### DATA TO PROCESS
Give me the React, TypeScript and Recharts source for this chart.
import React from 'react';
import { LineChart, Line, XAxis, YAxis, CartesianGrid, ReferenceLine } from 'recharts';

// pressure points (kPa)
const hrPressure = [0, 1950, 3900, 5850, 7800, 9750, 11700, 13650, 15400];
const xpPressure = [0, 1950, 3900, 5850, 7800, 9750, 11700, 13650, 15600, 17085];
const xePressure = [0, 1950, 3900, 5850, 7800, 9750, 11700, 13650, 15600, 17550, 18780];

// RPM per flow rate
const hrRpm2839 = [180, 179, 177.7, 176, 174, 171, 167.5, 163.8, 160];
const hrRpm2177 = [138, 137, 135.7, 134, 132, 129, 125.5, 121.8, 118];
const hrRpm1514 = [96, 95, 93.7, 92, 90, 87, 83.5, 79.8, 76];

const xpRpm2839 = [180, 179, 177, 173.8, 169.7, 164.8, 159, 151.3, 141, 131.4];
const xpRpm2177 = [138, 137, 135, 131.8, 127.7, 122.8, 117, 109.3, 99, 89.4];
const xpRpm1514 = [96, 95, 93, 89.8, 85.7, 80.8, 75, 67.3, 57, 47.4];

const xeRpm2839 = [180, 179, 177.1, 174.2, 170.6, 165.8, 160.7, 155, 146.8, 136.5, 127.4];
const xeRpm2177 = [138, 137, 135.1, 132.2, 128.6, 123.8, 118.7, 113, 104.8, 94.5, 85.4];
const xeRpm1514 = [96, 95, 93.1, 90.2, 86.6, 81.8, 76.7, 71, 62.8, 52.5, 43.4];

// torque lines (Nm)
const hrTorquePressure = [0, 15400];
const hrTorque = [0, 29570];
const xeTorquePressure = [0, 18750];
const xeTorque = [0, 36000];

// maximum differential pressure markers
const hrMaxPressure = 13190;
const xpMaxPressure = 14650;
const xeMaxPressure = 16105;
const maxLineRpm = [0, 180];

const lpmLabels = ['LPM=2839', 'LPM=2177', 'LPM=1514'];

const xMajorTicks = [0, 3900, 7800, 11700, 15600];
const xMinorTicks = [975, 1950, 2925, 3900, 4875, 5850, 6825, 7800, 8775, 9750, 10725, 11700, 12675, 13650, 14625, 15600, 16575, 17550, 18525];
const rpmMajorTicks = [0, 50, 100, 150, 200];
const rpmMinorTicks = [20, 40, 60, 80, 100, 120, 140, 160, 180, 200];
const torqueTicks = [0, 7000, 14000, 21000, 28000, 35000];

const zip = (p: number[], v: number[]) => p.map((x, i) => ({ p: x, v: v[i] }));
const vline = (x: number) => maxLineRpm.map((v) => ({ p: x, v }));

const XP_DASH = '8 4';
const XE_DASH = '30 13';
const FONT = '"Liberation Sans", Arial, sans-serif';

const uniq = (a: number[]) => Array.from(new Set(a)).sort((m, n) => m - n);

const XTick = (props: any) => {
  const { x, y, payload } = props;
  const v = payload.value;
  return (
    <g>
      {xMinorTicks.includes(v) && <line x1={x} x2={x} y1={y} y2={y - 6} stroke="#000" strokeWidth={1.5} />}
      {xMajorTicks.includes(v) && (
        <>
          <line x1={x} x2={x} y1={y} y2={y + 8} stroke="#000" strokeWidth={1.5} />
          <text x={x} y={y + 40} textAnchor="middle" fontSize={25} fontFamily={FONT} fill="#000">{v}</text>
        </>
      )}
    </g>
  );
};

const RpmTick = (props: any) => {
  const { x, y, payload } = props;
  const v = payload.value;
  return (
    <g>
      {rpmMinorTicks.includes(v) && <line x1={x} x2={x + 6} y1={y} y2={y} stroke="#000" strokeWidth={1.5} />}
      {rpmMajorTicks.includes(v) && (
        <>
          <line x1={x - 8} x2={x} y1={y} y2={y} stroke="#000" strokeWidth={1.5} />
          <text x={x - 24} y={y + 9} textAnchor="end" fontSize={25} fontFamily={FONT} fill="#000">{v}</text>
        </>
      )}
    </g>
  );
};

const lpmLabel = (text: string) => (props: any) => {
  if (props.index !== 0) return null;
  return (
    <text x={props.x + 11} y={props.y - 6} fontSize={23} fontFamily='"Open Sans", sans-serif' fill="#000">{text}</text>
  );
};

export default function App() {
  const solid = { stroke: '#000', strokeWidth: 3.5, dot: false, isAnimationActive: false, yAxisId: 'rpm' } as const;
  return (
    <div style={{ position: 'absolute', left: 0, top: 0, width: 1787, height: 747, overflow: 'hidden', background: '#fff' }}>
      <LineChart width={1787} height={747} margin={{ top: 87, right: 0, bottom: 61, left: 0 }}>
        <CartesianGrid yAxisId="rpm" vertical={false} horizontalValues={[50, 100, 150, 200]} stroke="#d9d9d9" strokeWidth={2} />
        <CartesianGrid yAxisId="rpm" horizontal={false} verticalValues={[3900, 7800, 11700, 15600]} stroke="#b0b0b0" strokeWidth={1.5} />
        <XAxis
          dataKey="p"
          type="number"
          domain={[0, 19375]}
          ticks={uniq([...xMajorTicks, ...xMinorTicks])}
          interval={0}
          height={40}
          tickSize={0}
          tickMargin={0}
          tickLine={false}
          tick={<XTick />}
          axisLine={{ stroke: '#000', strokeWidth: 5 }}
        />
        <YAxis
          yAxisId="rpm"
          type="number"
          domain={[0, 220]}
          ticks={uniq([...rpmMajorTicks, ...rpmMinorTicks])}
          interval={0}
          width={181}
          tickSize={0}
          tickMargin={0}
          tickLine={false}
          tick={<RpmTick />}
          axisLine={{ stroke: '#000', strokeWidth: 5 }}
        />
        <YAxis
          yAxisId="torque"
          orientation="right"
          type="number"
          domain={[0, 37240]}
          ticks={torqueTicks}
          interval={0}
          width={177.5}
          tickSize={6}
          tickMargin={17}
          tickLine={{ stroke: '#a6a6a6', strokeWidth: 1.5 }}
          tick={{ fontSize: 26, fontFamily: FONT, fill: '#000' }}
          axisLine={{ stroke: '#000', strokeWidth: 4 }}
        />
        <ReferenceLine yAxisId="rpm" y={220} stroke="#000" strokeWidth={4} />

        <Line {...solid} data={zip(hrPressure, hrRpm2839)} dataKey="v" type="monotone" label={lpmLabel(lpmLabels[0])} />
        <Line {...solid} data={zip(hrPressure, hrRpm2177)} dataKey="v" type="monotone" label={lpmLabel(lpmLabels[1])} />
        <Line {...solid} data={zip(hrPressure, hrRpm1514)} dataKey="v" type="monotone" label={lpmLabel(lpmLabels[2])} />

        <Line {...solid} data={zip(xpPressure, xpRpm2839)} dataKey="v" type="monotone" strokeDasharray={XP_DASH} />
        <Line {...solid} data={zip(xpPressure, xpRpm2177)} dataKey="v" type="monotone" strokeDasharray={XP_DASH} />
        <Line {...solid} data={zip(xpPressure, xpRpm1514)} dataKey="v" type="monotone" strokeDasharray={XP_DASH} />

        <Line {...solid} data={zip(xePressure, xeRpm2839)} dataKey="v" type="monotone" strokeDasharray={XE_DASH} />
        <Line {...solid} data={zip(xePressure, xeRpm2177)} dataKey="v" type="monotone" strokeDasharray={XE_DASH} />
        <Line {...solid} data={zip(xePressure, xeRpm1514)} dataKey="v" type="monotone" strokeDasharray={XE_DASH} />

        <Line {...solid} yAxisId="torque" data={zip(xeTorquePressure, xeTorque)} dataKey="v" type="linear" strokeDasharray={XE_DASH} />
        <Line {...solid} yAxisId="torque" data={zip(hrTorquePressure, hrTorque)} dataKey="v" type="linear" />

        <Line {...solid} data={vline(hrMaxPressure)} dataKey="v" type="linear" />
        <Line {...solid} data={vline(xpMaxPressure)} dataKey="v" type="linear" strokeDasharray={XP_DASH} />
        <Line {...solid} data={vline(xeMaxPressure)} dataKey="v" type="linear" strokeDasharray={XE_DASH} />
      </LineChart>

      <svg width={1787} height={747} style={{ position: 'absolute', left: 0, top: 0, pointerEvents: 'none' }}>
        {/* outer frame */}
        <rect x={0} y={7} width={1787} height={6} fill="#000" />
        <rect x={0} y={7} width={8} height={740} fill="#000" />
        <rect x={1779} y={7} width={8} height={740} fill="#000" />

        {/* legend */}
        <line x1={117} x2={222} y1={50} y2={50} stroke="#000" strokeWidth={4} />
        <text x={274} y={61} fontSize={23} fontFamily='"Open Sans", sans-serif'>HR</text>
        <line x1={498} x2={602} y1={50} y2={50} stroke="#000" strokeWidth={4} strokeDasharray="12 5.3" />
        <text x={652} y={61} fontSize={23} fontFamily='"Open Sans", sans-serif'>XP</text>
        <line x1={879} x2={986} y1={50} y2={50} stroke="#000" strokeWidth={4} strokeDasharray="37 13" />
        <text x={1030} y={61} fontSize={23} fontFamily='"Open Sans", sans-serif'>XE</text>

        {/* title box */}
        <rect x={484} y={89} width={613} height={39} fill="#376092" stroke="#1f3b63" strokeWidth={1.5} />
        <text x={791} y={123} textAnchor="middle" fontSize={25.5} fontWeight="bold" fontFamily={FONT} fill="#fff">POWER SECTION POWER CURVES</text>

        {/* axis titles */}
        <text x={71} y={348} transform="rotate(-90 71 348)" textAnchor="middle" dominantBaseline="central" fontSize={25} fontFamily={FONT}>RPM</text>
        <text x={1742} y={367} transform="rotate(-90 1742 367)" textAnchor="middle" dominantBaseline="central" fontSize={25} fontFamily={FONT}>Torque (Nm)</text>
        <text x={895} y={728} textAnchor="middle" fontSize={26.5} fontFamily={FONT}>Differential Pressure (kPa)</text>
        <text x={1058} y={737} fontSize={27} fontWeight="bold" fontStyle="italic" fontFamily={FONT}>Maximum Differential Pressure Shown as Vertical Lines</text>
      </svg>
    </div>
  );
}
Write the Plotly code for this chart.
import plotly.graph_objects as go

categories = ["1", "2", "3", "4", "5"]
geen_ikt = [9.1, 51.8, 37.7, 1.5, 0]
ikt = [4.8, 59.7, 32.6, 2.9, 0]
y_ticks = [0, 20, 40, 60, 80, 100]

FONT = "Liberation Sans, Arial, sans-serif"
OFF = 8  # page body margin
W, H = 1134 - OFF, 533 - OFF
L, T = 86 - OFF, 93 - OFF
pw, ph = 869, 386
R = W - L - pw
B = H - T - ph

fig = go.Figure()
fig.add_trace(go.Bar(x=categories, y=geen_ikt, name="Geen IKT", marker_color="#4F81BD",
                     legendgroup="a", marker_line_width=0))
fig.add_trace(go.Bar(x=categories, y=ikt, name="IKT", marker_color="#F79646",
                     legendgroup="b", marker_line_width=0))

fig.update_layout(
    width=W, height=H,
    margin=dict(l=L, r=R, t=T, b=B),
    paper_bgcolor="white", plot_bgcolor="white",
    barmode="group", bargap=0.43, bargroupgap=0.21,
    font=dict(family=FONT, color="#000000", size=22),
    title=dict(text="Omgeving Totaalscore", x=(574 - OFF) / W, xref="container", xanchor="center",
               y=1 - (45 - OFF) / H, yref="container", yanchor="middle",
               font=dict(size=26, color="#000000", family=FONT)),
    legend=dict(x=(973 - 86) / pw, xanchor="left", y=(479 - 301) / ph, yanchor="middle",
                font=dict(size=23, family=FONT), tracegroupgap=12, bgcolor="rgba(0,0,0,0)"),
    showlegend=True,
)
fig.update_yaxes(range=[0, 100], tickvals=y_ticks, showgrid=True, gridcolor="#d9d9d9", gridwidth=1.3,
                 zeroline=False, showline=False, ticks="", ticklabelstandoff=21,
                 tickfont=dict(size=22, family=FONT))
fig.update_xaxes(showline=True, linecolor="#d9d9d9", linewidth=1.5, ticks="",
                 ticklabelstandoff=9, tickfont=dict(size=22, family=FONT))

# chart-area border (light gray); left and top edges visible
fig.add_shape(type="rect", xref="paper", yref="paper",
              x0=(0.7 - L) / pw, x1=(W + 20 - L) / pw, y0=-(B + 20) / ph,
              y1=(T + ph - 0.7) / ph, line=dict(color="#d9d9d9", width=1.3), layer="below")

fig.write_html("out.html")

### STATED GOAL
Quote the listing word for word from its first line through the line in which "const xeTorque = [0, 36000];" appears.

### PROBLEM SOLUTION
Give me the React, TypeScript and Recharts source for this chart.
import React from 'react';
import { LineChart, Line, XAxis, YAxis, CartesianGrid, ReferenceLine } from 'recharts';

// pressure points (kPa)
const hrPressure = [0, 1950, 3900, 5850, 7800, 9750, 11700, 13650, 15400];
const xpPressure = [0, 1950, 3900, 5850, 7800, 9750, 11700, 13650, 15600, 17085];
const xePressure = [0, 1950, 3900, 5850, 7800, 9750, 11700, 13650, 15600, 17550, 18780];

// RPM per flow rate
const hrRpm2839 = [180, 179, 177.7, 176, 174, 171, 167.5, 163.8, 160];
const hrRpm2177 = [138, 137, 135.7, 134, 132, 129, 125.5, 121.8, 118];
const hrRpm1514 = [96, 95, 93.7, 92, 90, 87, 83.5, 79.8, 76];

const xpRpm2839 = [180, 179, 177, 173.8, 169.7, 164.8, 159, 151.3, 141, 131.4];
const xpRpm2177 = [138, 137, 135, 131.8, 127.7, 122.8, 117, 109.3, 99, 89.4];
const xpRpm1514 = [96, 95, 93, 89.8, 85.7, 80.8, 75, 67.3, 57, 47.4];

const xeRpm2839 = [180, 179, 177.1, 174.2, 170.6, 165.8, 160.7, 155, 146.8, 136.5, 127.4];
const xeRpm2177 = [138, 137, 135.1, 132.2, 128.6, 123.8, 118.7, 113, 104.8, 94.5, 85.4];
const xeRpm1514 = [96, 95, 93.1, 90.2, 86.6, 81.8, 76.7, 71, 62.8, 52.5, 43.4];

// torque lines (Nm)
const hrTorquePressure = [0, 15400];
const hrTorque = [0, 29570];
const xeTorquePressure = [0, 18750];
const xeTorque = [0, 36000];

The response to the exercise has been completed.